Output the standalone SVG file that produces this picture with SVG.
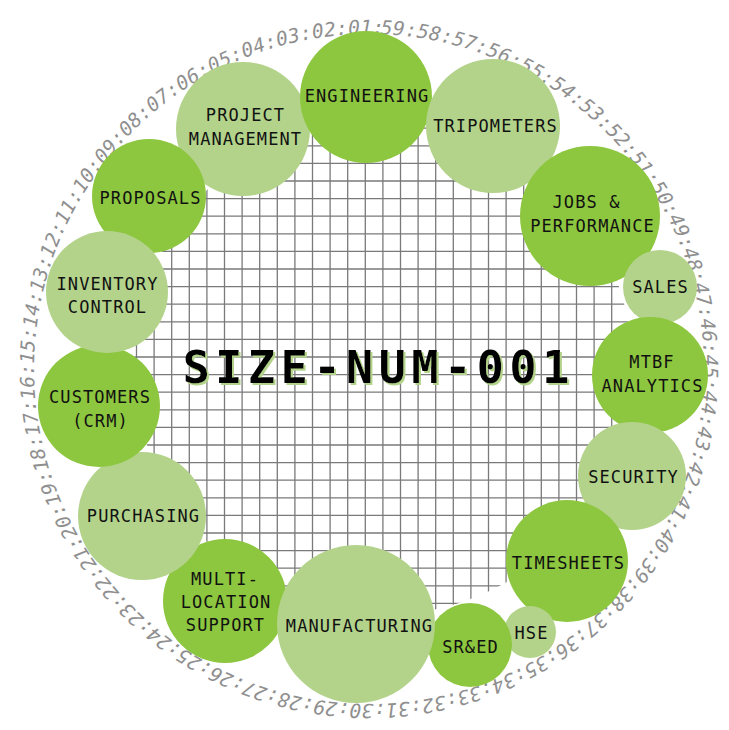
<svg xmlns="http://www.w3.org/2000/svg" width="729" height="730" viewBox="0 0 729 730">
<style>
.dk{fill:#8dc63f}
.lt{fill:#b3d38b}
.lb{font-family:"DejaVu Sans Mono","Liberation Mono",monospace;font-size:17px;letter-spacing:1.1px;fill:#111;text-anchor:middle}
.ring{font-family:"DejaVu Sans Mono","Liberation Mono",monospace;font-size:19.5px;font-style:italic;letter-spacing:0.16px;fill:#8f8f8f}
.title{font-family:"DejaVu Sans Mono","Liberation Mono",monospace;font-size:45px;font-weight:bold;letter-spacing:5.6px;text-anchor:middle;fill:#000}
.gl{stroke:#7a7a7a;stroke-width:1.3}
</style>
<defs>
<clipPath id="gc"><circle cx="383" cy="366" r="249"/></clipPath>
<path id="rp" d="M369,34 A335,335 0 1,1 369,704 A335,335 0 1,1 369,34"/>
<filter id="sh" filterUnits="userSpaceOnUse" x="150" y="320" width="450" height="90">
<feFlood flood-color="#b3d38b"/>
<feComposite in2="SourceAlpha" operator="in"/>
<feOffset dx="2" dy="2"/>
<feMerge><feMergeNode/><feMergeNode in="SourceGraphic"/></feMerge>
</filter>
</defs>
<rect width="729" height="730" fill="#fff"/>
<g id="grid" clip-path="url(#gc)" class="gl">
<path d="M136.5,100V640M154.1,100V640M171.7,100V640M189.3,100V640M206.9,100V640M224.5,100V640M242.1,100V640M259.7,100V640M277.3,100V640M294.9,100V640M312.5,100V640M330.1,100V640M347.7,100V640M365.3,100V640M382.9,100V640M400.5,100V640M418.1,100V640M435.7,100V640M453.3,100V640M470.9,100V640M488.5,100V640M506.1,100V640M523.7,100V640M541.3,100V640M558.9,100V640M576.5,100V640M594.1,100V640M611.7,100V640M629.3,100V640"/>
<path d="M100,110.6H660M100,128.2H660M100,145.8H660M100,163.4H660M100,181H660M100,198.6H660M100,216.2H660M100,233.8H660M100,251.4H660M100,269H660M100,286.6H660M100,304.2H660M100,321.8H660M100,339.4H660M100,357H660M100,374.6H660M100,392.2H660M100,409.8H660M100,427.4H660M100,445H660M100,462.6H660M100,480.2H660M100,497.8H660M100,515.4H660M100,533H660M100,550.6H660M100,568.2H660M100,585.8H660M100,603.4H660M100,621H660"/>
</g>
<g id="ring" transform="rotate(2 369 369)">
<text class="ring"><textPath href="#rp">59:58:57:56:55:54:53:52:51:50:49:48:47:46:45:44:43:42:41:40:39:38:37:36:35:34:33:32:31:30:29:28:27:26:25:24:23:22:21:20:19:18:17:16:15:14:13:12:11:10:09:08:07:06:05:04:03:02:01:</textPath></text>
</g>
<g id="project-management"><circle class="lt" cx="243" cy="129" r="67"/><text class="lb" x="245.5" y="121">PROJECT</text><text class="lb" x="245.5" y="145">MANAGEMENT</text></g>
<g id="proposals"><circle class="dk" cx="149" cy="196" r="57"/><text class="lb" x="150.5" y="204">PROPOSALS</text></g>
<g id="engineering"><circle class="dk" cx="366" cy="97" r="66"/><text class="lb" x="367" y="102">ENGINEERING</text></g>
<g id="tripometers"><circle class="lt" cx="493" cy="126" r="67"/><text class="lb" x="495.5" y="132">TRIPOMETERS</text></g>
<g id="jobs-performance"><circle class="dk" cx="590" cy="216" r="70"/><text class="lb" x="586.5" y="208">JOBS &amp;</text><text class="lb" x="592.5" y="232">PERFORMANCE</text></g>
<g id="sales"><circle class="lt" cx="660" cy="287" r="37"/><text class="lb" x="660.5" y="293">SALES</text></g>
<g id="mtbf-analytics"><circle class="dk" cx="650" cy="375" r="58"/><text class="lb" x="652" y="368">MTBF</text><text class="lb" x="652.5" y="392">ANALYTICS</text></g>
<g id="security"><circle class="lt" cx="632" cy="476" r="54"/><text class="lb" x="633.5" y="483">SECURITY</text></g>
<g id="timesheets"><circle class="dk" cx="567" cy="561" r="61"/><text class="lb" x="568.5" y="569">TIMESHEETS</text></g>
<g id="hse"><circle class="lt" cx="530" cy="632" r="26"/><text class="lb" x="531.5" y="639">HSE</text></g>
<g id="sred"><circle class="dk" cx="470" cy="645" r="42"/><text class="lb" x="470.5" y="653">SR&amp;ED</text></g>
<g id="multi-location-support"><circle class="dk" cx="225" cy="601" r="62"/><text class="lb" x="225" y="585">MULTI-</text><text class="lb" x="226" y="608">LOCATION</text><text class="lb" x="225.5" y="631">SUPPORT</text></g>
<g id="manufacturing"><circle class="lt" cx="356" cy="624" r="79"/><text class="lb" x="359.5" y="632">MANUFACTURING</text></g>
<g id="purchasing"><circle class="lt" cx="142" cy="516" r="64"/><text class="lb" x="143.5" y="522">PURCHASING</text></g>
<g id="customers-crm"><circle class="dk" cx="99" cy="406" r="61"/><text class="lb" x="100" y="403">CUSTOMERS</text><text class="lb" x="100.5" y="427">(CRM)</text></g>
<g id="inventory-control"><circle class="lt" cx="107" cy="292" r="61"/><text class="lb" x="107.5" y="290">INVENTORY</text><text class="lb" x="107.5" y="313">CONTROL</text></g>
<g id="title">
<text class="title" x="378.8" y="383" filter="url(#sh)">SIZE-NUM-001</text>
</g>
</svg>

WHAT IS REQUIRED =
Set every line down exactly as written, leaving each picture out.

RESPONSE TO THIS TASK =
Output the standalone SVG file that produces this picture with SVG.
<svg xmlns="http://www.w3.org/2000/svg" width="729" height="730" viewBox="0 0 729 730">
<style>
.dk{fill:#8dc63f}
.lt{fill:#b3d38b}
.lb{font-family:"DejaVu Sans Mono","Liberation Mono",monospace;font-size:17px;letter-spacing:1.1px;fill:#111;text-anchor:middle}
.ring{font-family:"DejaVu Sans Mono","Liberation Mono",monospace;font-size:19.5px;font-style:italic;letter-spacing:0.16px;fill:#8f8f8f}
.title{font-family:"DejaVu Sans Mono","Liberation Mono",monospace;font-size:45px;font-weight:bold;letter-spacing:5.6px;text-anchor:middle;fill:#000}
.gl{stroke:#7a7a7a;stroke-width:1.3}
</style>
<defs>
<clipPath id="gc"><circle cx="383" cy="366" r="249"/></clipPath>
<path id="rp" d="M369,34 A335,335 0 1,1 369,704 A335,335 0 1,1 369,34"/>
<filter id="sh" filterUnits="userSpaceOnUse" x="150" y="320" width="450" height="90">
<feFlood flood-color="#b3d38b"/>
<feComposite in2="SourceAlpha" operator="in"/>
<feOffset dx="2" dy="2"/>
<feMerge><feMergeNode/><feMergeNode in="SourceGraphic"/></feMerge>
</filter>
</defs>
<rect width="729" height="730" fill="#fff"/>
<g id="grid" clip-path="url(#gc)" class="gl">
<path d="M136.5,100V640M154.1,100V640M171.7,100V640M189.3,100V640M206.9,100V640M224.5,100V640M242.1,100V640M259.7,100V640M277.3,100V640M294.9,100V640M312.5,100V640M330.1,100V640M347.7,100V640M365.3,100V640M382.9,100V640M400.5,100V640M418.1,100V640M435.7,100V640M453.3,100V640M470.9,100V640M488.5,100V640M506.1,100V640M523.7,100V640M541.3,100V640M558.9,100V640M576.5,100V640M594.1,100V640M611.7,100V640M629.3,100V640"/>
<path d="M100,110.6H660M100,128.2H660M100,145.8H660M100,163.4H660M100,181H660M100,198.6H660M100,216.2H660M100,233.8H660M100,251.4H660M100,269H660M100,286.6H660M100,304.2H660M100,321.8H660M100,339.4H660M100,357H660M100,374.6H660M100,392.2H660M100,409.8H660M100,427.4H660M100,445H660M100,462.6H660M100,480.2H660M100,497.8H660M100,515.4H660M100,533H660M100,550.6H660M100,568.2H660M100,585.8H660M100,603.4H660M100,621H660"/>
</g>
<g id="ring" transform="rotate(2 369 369)">
<text class="ring"><textPath href="#rp">59:58:57:56:55:54:53:52:51:50:49:48:47:46:45:44:43:42:41:40:39:38:37:36:35:34:33:32:31:30:29:28:27:26:25:24:23:22:21:20:19:18:17:16:15:14:13:12:11:10:09:08:07:06:05:04:03:02:01:</textPath></text>
</g>
<g id="project-management"><circle class="lt" cx="243" cy="129" r="67"/><text class="lb" x="245.5" y="121">PROJECT</text><text class="lb" x="245.5" y="145">MANAGEMENT</text></g>
<g id="proposals"><circle class="dk" cx="149" cy="196" r="57"/><text class="lb" x="150.5" y="204">PROPOSALS</text></g>
<g id="engineering"><circle class="dk" cx="366" cy="97" r="66"/><text class="lb" x="367" y="102">ENGINEERING</text></g>
<g id="tripometers"><circle class="lt" cx="493" cy="126" r="67"/><text class="lb" x="495.5" y="132">TRIPOMETERS</text></g>
<g id="jobs-performance"><circle class="dk" cx="590" cy="216" r="70"/><text class="lb" x="586.5" y="208">JOBS &amp;</text><text class="lb" x="592.5" y="232">PERFORMANCE</text></g>
<g id="sales"><circle class="lt" cx="660" cy="287" r="37"/><text class="lb" x="660.5" y="293">SALES</text></g>
<g id="mtbf-analytics"><circle class="dk" cx="650" cy="375" r="58"/><text class="lb" x="652" y="368">MTBF</text><text class="lb" x="652.5" y="392">ANALYTICS</text></g>
<g id="security"><circle class="lt" cx="632" cy="476" r="54"/><text class="lb" x="633.5" y="483">SECURITY</text></g>
<g id="timesheets"><circle class="dk" cx="567" cy="561" r="61"/><text class="lb" x="568.5" y="569">TIMESHEETS</text></g>
<g id="hse"><circle class="lt" cx="530" cy="632" r="26"/><text class="lb" x="531.5" y="639">HSE</text></g>
<g id="sred"><circle class="dk" cx="470" cy="645" r="42"/><text class="lb" x="470.5" y="653">SR&amp;ED</text></g>
<g id="multi-location-support"><circle class="dk" cx="225" cy="601" r="62"/><text class="lb" x="225" y="585">MULTI-</text><text class="lb" x="226" y="608">LOCATION</text><text class="lb" x="225.5" y="631">SUPPORT</text></g>
<g id="manufacturing"><circle class="lt" cx="356" cy="624" r="79"/><text class="lb" x="359.5" y="632">MANUFACTURING</text></g>
<g id="purchasing"><circle class="lt" cx="142" cy="516" r="64"/><text class="lb" x="143.5" y="522">PURCHASING</text></g>
<g id="customers-crm"><circle class="dk" cx="99" cy="406" r="61"/><text class="lb" x="100" y="403">CUSTOMERS</text><text class="lb" x="100.5" y="427">(CRM)</text></g>
<g id="inventory-control"><circle class="lt" cx="107" cy="292" r="61"/><text class="lb" x="107.5" y="290">INVENTORY</text><text class="lb" x="107.5" y="313">CONTROL</text></g>
<g id="title">
<text class="title" x="378.8" y="383" filter="url(#sh)">SIZE-NUM-001</text>
</g>
</svg>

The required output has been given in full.